Solitaire, Part 1

This is a short story I wrote several years ago as an introduction to Eddie Hazzard and the city of Arcadia.  A new chapter will run every day this week, leading up to the release of The Invisible Crown next Monday!  Come back tomorrow for Part 2! 

* * *

I was playing my 2,134th losing game of solitaire in a vid window, a hard light interface, when she walked into my office.  She was impressive-looking, with her close-cropped hair, dark skin, and tall stature.  I immediately flicked the floating screen away into the corner of the room and attempted to look as professional as possible.  The woman was clearly someone very busy and very confident; I could tell by looking at the smart, no-nonsense business suit she wore and the vid windows floating around her head at eye level like a low-slung halo.

“No, I want you to sell the shares of Vitruvian Dynamics,” she was saying to one of the screens, “and buy 100 shares of Relativistic, Inc.”  She pinched the vid window closed with an exasperated sigh, and waved away the rest to gather into a stack that floated just outside of her peripheral vision.  The long-suffering woman turned her well-manicured attention on me.  “Detective Edward Hazzard, I assume?”  It was less a question and more a resigned statement of unavoidable fact.  She was clearly unhappy that I was the man she’d discovered behind the desk.  And I couldn’t really blame her.  My appearance doesn’t inspire much confidence: I’m scruffy, slovenly, and only kind of sober.  Her attitude stung a bit, though.

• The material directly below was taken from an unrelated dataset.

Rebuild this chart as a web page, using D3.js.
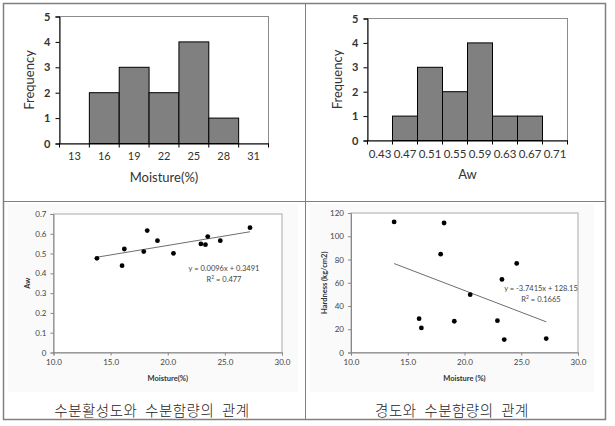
<!DOCTYPE html>
<html><head><meta charset="utf-8">
<script src="https://cdn.jsdelivr.net/npm/d3@7"></script>
<style>
html,body{margin:0;padding:0;background:#fff;}
svg{display:block;}
</style></head>
<body>
<svg id="c" width="615" height="426"></svg>
<script>
// ---------- data ----------
const moistureBins = ["13","16","19","22","25","28","31"];
const moistureFreq = [0,2,3,2,4,1,0];
const awBins = ["0.43","0.47","0.51","0.55","0.59","0.63","0.67","0.71"];
const awFreq = [0,1,3,2,4,1,1,0];
const freqTicks = [0,1,2,3,4,5];

const moisture = [13.8,16.0,16.2,17.9,18.2,19.1,20.5,22.9,23.3,23.5,24.6,27.2];
const aw       = [0.476,0.439,0.523,0.510,0.616,0.565,0.501,0.549,0.545,0.586,0.565,0.631];
const hardness = [112.3,29.1,21.1,84.6,111.4,26.9,49.7,27.4,62.9,11.1,76.6,12.0];
const moistureTicks = [10,15,20,25,30];
const awTicks = [0,0.1,0.2,0.3,0.4,0.5,0.6,0.7];
const hardTicks = [0,20,40,60,80,100,120];
const awFit = [0.0096, 0.3491];      // slope, intercept
const hardFit = [-3.7415, 128.15];
const awFitText = ["y = 0.0096x + 0.3491", "0.477"];
const hardFitText = ["y = -3.7415x + 128.15", "0.1665"];
const captions = ["수분활성도와 수분함량의 관계", "경도와 수분함량의 관계"];

const svg = d3.select("#c");
const LATIN = "Lato, 'Open Sans', 'Liberation Sans', sans-serif";

// ---------- table grid ----------
svg.append("rect").attr("x",8).attr("y",204).attr("width",290).attr("height",188).attr("fill","#fafafa");
svg.append("rect").attr("x",310).attr("y",204).attr("width",284).attr("height",188).attr("fill","#fafafa");
const grid = svg.append("g").attr("stroke","#808080").attr("fill","none");
grid.append("rect").attr("x",3.5).attr("y",3.5).attr("width",602).attr("height",416).attr("stroke-width",1.5);
grid.append("line").attr("x1",305.5).attr("x2",305.5).attr("y1",3).attr("y2",419);
grid.append("line").attr("x1",3).attr("x2",605).attr("y1",201.5).attr("y2",201.5);

// ---------- histogram ----------
function histogram(cats, vals, box, xTitle, labelSize) {
  const g = svg.append("g");
  const x = d3.scaleBand().domain(cats).range([box.x0, box.x1]).padding(0);
  const y = d3.scaleLinear().domain([0,5]).range([box.y1, box.y0]);
  g.append("rect").attr("x",box.x0).attr("y",box.y0).attr("width",box.x1-box.x0).attr("height",box.y1-box.y0)
    .attr("fill","none").attr("stroke","#8c8c8c").attr("stroke-width",1);
  g.selectAll("rect.bar").data(cats.map((c,i)=>({c,v:vals[i]})).filter(d=>d.v>0)).join("rect")
    .attr("class","bar")
    .attr("x",d=>x(d.c)).attr("width",x.bandwidth())
    .attr("y",d=>y(d.v)).attr("height",d=>y(0)-y(d.v))
    .attr("fill","#808080").attr("stroke","#000").attr("stroke-width",1);
  const ya = g.append("g").attr("transform",`translate(${box.x0},0)`)
    .call(d3.axisLeft(y).tickValues(freqTicks).tickFormat(d3.format("d")).tickSize(4).tickPadding(5));
  ya.select(".domain").attr("stroke","#000");
  ya.selectAll("text").attr("font-family",LATIN).attr("font-size",11).attr("font-weight","bold").attr("fill","#333");
  const xa = g.append("g").attr("transform",`translate(0,${box.y1})`)
    .call(d3.axisBottom(x).tickSize(0).tickPadding(9));
  xa.select(".domain").attr("stroke","#000");
  xa.selectAll("text").attr("font-family",LATIN).attr("font-size",labelSize).attr("fill","#333");
  const bounds = cats.map(c=>x(c)).concat([box.x1]);
  g.selectAll("line.bt").data(bounds).join("line").attr("class","bt")
    .attr("x1",d=>d).attr("x2",d=>d).attr("y1",box.y1).attr("y2",box.y1+4).attr("stroke","#000");
  g.append("text").attr("transform",`translate(${box.x0-26},${(box.y0+box.y1)/2}) rotate(-90)`)
    .attr("text-anchor","middle").attr("font-family",LATIN).attr("font-size",13).attr("fill","#333").text("Frequency");
  g.append("text").attr("x",(box.x0+box.x1)/2).attr("y",box.y1+38)
    .attr("text-anchor","middle").attr("font-family",LATIN).attr("font-size",13).attr("fill","#333").text(xTitle);
}
histogram(moistureBins, moistureFreq, {x0:59.5,x1:268.5,y0:16.5,y1:143.5}, "Moisture(%)", 11);
histogram(awBins, awFreq, {x0:367.5,x1:567.5,y0:18.5,y1:140.5}, "Aw", 11.5);

// ---------- scatter ----------
function scatter(xs, ys, box, yDomain, yTicks, yFmt, yTitle, xTitle, fit, fitText, eqPos) {
  const g = svg.append("g");
  const x = d3.scaleLinear().domain([10,30]).range([box.x0, box.x1]);
  const y = d3.scaleLinear().domain(yDomain).range([box.y1, box.y0]);
  g.append("rect").attr("x",box.x0).attr("y",box.y0).attr("width",box.x1-box.x0).attr("height",box.y1-box.y0)
    .attr("fill","#fff").attr("stroke","#aaa").attr("stroke-width",1);
  const ya = g.append("g").attr("transform",`translate(${box.x0},0)`)
    .call(d3.axisLeft(y).tickValues(yTicks).tickFormat(yFmt).tickSize(3).tickPadding(4));
  ya.select(".domain").attr("stroke","#888");
  ya.selectAll("line").attr("stroke","#888");
  ya.selectAll("text").attr("font-family",LATIN).attr("font-size",8).attr("fill","#444");
  const xa = g.append("g").attr("transform",`translate(0,${box.y1})`)
    .call(d3.axisBottom(x).tickValues(moistureTicks).tickFormat(d3.format(".1f")).tickSize(3).tickPadding(4));
  xa.select(".domain").attr("stroke","#888");
  xa.selectAll("line").attr("stroke","#888");
  xa.selectAll("text").attr("font-family",LATIN).attr("font-size",8).attr("fill","#444");
  const xMin = d3.min(xs), xMax = d3.max(xs);
  g.append("line").attr("x1",x(xMin)).attr("y1",y(fit[0]*xMin+fit[1]))
    .attr("x2",x(xMax)).attr("y2",y(fit[0]*xMax+fit[1]))
    .attr("stroke","#6e6e6e").attr("stroke-width",1);
  g.selectAll("circle").data(xs.map((v,i)=>[v,ys[i]])).join("circle")
    .attr("cx",d=>x(d[0])).attr("cy",d=>y(d[1])).attr("r",2.4).attr("fill","#000");
  g.append("text").attr("x",eqPos[0]).attr("y",eqPos[1]).attr("text-anchor","middle")
    .attr("font-family",LATIN).attr("font-size",7.5).attr("fill","#444").text(fitText[0]);
  const r = g.append("text").attr("x",eqPos[0]).attr("y",eqPos[1]+11).attr("text-anchor","middle")
    .attr("font-family",LATIN).attr("font-size",7.5).attr("fill","#444");
  r.append("tspan").text("R");
  r.append("tspan").attr("dy",-3).attr("font-size",5).text("2");
  r.append("tspan").attr("dy",3).text(" = " + fitText[1]);
  g.append("text").attr("transform",`translate(${box.x0-24},${(box.y0+box.y1)/2}) rotate(-90)`)
    .attr("text-anchor","middle").attr("font-family",LATIN).attr("font-size",7.5).attr("font-weight","bold")
    .attr("fill","#333").text(yTitle);
  g.append("text").attr("x",(box.x0+box.x1)/2).attr("y",box.y1+28)
    .attr("text-anchor","middle").attr("font-family",LATIN).attr("font-size",7.5).attr("font-weight","bold")
    .attr("fill","#333").text(xTitle);
}
scatter(moisture, aw, {x0:53.5,x1:282,y0:214,y1:352.5}, [0,0.7], awTicks,
  d=> d===0 ? "0" : d3.format(".1f")(d), "Aw", "Moisture(%)", awFit, awFitText, [224,271]);
scatter(moisture, hardness, {x0:351,x1:578,y0:213,y1:352.5}, [0,120], hardTicks,
  d3.format("d"), "Hardness (kg/cm2)", "Moisture  (%)", hardFit, hardFitText, [541,291]);

// ---------- captions ----------
svg.selectAll("text.cap").data(captions).join("text").attr("class","cap")
  .attr("x",(d,i)=> i===0 ? 152 : 452).attr("y",416)
  .attr("text-anchor","middle").attr("font-family","'Noto Sans CJK KR', sans-serif")
  .attr("font-size",14.5).attr("font-weight",300).attr("fill","#222")
  .attr("letter-spacing",0.5).attr("word-spacing",4)
  .style("white-space","pre")
  .text(d=>d);
</script>
</body></html>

“Yes ma’am, though I prefer ‘Eddie,’” I replied, trying to ignore her disdainful tone.

“I’m sure you do,” she sniffed.  “I have a…case for you, detective.  The subject matter is quite distasteful, and I would prefer if it were kept quite confidential.  I don’t want my business all over the tabloids.”

“Of course, ma’am,” I replied smoothly, easing my way out of my battered chair and around the corner of the scarred, ancient desk.  “We are very discreet, you have my word.”

The woman arched a tweezed eyebrow.  “Well then, I guess I should provide you with the lurid details,” she said, snapping open a smart leather briefcase that was older and better-cared for than anything in my shabby life.  She withdrew a small datachip and handed it to me.  “This is a file on my ex-husband, a man named Geoffrey Witherston Pennington III.  We divorced recently over his rather…unfortunate nocturnal habits.”

“Sleeping around on you, was he?” I asked with a wink.  The woman looked aghast.

“No!  He…had a habit of getting temporary genetic modifications and running around town naked.  It was…unseemly.  I could not handle the personal stress and the lost face in the community, so we quietly separated a few months back.”  A gen-mod tourist, a guy who used a chemical cocktail to give himself the traits of some other animal – snake scales, bird feathers, whatever – and ran around the city making a fool of himself.  It wasn’t all that unusual, but the obscenely wealthy did live in a weird bubble.

“So what do you want me to do, then?” I asked, slipping the datachip into a small port on my desk.  A vid window popped up with a picture of the man and physiological information.  He was around 55, in good shape, with a thick head of still-dark hair.  He was handsome, clearly, and didn’t look unkind or all that odd.  Guess it just goes to show, you never can tell.  “Sounds like anything that he does now is somebody else’s problem.”

“I wish it were that simple,” the former Mrs. Pennington replied, snapping her briefcase shut.  “When we separated, he took with him several documents and files that were quite important to me and my business.  I need you to retrieve them quietly and without causing a scene.”  I opened up a second file from the datachip, which turned out to be a list of the documents the woman needed.  Legal documents, going by their titles.

“Lady, not causing a scene is my bread and butter.”  I didn’t mention I couldn’t afford bread or butter, what with my wholesale whiskey bills.  “It’s $500 a day plus expenses, first two days’ pay upfront.”

Ex-Mrs. Pennington flipped a vid window back in front of her from the stack, tapped a couple of buttons on window, and pinched it shut.  “The money has been transferred to your account.  I expect results, Detective Hazzard.  Do not disappoint me.”  She pivoted and headed out the door, her heels clicking loudly across the scuffed linoleum in the quiet room.